Friday, April 4; Lemp Neighborhood Arts Center

Apr 2, 2003 at 4:00 am
Do Wolf Eyes appreciate a nice walk through the daisies? Baby bunnies? Short answer, no. They have songs called "Rotten Tropics" and "Half Animal Half Insane"; they like contraptions that make scary scrapes and hideous hisses. "Dead Hills I," from the "Dead Hills" EP, sounds like a contact mic buried in the depths of an android jungle.

"Wretched Hog," from the band's just-reissued début full-length, Dread, is an odd one, a long electronic warble that, over the course of seven-odd minutes, gradually attempts to coagulate into some sort of structure.
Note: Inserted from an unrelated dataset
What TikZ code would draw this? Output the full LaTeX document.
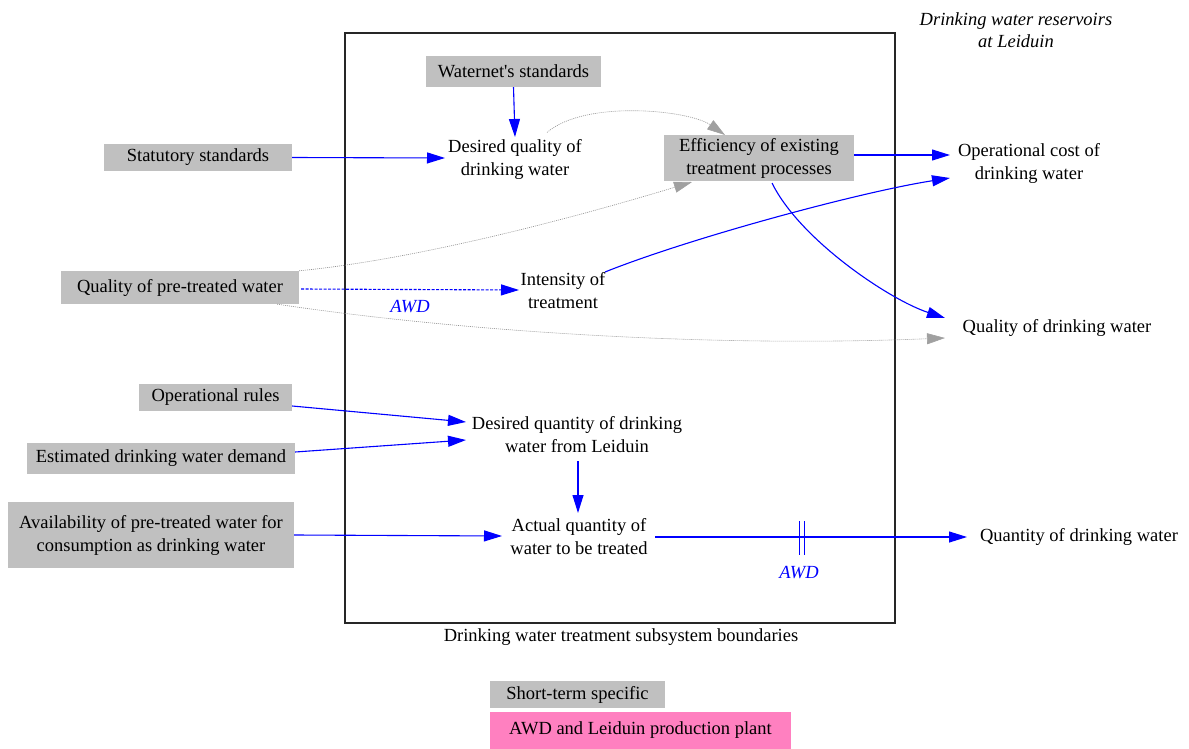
\documentclass[tikz,border=0pt]{standalone}
\usepackage{fontspec}
\setmainfont{Liberation Serif}
\newfontfamily\diagfont{Liberation Serif}
\usetikzlibrary{arrows.meta,calc}
\definecolor{boxgray}{HTML}{C0C0C0}
\definecolor{plantpink}{HTML}{FF80C0}
\definecolor{linkblue}{HTML}{0000FF}
\definecolor{tipgray}{HTML}{A0A0A0}
\definecolor{dotgray}{HTML}{909090}

\begin{document}
\begin{tikzpicture}[x=1pt,y=-1pt,
  txt/.style={font=\diagfont\fontsize{18.5}{23}\selectfont, align=center, inner sep=0pt, text=black},
  ext/.style={txt, fill=boxgray},
  lbl/.style={txt, font=\diagfont\fontsize{18.5}{23}\selectfont\itshape, text=linkblue},
  link/.style={draw=linkblue, line width=1.1pt, -{Triangle[length=18pt,width=11pt]}},
  delay/.style={link, dash pattern=on 3pt off 1.5pt},
  weak/.style={draw=dotgray, line width=0.6pt, dash pattern=on 1pt off 1pt,
    -{Triangle[length=18pt,width=11pt,color=tipgray]}}
]
\useasboundingbox (0,0) rectangle (1189,749);

% subsystem boundary and headings
\node[draw=black!85, line width=1.2pt, minimum width=550pt, minimum height=590pt, inner sep=0pt] (sub) at (620,328) {};
\node[txt] (subcap) at (621,637) {Drinking water treatment subsystem boundaries};
\node[txt, font=\diagfont\fontsize{18.5}{22}\selectfont\itshape] (res) at (1016,30) {Drinking water reservoirs\\at Leiduin};

% variables
\node[ext, minimum width=175pt, minimum height=31pt] (wn) at (513.5,71.5) {Waternet\textquotesingle s standards};
\node[txt] (dq) at (515,159.5) {Desired quality of\\drinking water};
\node[ext, minimum width=188pt, minimum height=27pt] (ss) at (198,157.5) {Statutory standards};
\node[ext, minimum width=190pt, minimum height=46pt] (eff) at (759,158) {Efficiency of existing\\treatment processes};
\node[txt] (opc) at (1029,163) {Operational cost of\\drinking water};
\node[ext, minimum width=238pt, minimum height=33pt] (qpt) at (180,287.5) {Quality of pre-treated water};
\node[txt] (int) at (563,291) {Intensity of\\treatment};
\node[txt] (qdw) at (1057,328) {Quality of drinking water};
\node[ext, minimum width=153pt, minimum height=27pt] (or) at (215.5,397.5) {Operational rules};
\node[ext, minimum width=268pt, minimum height=31pt] (edd) at (161,458.5) {Estimated drinking water demand};
\node[ext, minimum width=286pt, minimum height=66pt] (av) at (151,535) {Availability of pre-treated water for\\consumption as drinking water};
\node[txt] (dqn) at (577,435) {Desired quantity of drinking\\water from Leiduin};
\node[txt] (aq) at (579,537) {Actual quantity of\\water to be treated};
\node[txt] (qn) at (1079,537) {Quantity of drinking water};

% legend
\node[ext, minimum width=175pt, minimum height=27pt] (lg1) at (577.5,694.5) {Short-term specific};
\node[txt, fill=plantpink, minimum width=301pt, minimum height=37pt] (lg2) at (640.5,730.5) {AWD and Leiduin production plant};

% quality chain
\draw[link] (wn.south) -- ($(dq)+(0,-22.5)$);
\draw[link] (ss.east) -- ($(dq)+(-70,-1.5)$);
\draw[weak] ($(dq)+(32,-27)$) .. controls ($(dq)+(70,-60)$) and ($(eff)+(-70,-48)$) .. ($(eff)+(-34,-23)$);
\draw[weak] (qpt.north east) .. controls (430,258) and (600,210) .. ($(eff)+(-67,24)$);
\draw[weak] ($(qpt.south east)+(-22,0)$) .. controls (450,330) and (700,348) .. ($(qdw)+(-112,10)$);
\draw[delay] ($(qpt.east)+(2,1.5)$) -- ($(int)+(-44,-1)$);
\node[lbl] (awd1) at (410,307) {AWD};
\draw[link] ($(int)+(42,-19)$) .. controls (690,238) and (860,192) .. ($(opc)+(-79,15)$);
\draw[link] ($(eff.east)+(0,-3)$) -- ($(opc)+(-79,-8)$);
\draw[link] ($(eff)+(13,25)$) .. controls (800,240) and (890,300) .. ($(qdw)+(-112,-10)$);

% quantity chain
\draw[link] ($(or.east)+(0,8.5)$) -- ($(dqn)+(-111,-13)$);
\draw[link] ($(edd.east)+(0,-6.5)$) -- ($(dqn)+(-111,5)$);
\draw[link] ($(dqn)+(1,26)$) -- ($(aq)+(-1,-24)$);
\draw[link] (av.east) -- ($(aq)+(-77,-1)$);
\draw[link] ($(aq)+(76,0)$) -- coordinate[pos=0.471] (gap) ($(qn)+(-112,0)$);
\draw[draw=linkblue, line width=1.3pt] ($(gap)+(-2.3,-16)$) -- ++(0,34) ($(gap)+(2.3,-16)$) -- ++(0,34);
\node[lbl] (awd2) at (799,573) {AWD};
\end{tikzpicture}
\end{document}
A steady cardboard-box beat arrives midway through to keep a drunken semirhythm, and a high-pitched bleeeep strikes at even intervals. It ends up a big ugly mess. Most Wolf Eyes songs end up messy -- or really quiet. "Am I alive or am I dead?" wonders vocalist/machine builder Nathan Young, and the music provides a simple answer: "No."

Lyrically, Wolf Eyes is kind of one-dimensional. We're all tortured, and all that complaining gets kind of tiresome. Still, the trio is so chock-full of aural ideas that it makes up for the whining. Part Throbbing Gristle, part Masonna, all noisy most of the time, the group gathered around the relatively vibrant Ann Arbor, Michigan, experimental-music scene of the late '90s and early '00s. Over the course of a half-dozen releases of varying lengths, Wolf Eyes have risen to the top of the experimental-noise scene.

The stuff they've put out together is seldom melodic, so if you're looking for a tasty riff or a phat beat or an awesome guitar line, you'll be disappointed because what you'll get in their stead is at times rough on the ears and the patience. But if your head's in the proper place -- preferably somewhere in the realms of the meditative -- the ugliness burns away and reveals a depth and richness. Also playing on the bill are Bulb Records labelmates Metalux, along with Brain Transplant's Chris Smentkowki and Hroom Hroom, a duo consisting of Blueberry McGregor and Aleta Lanier, of the Star Death.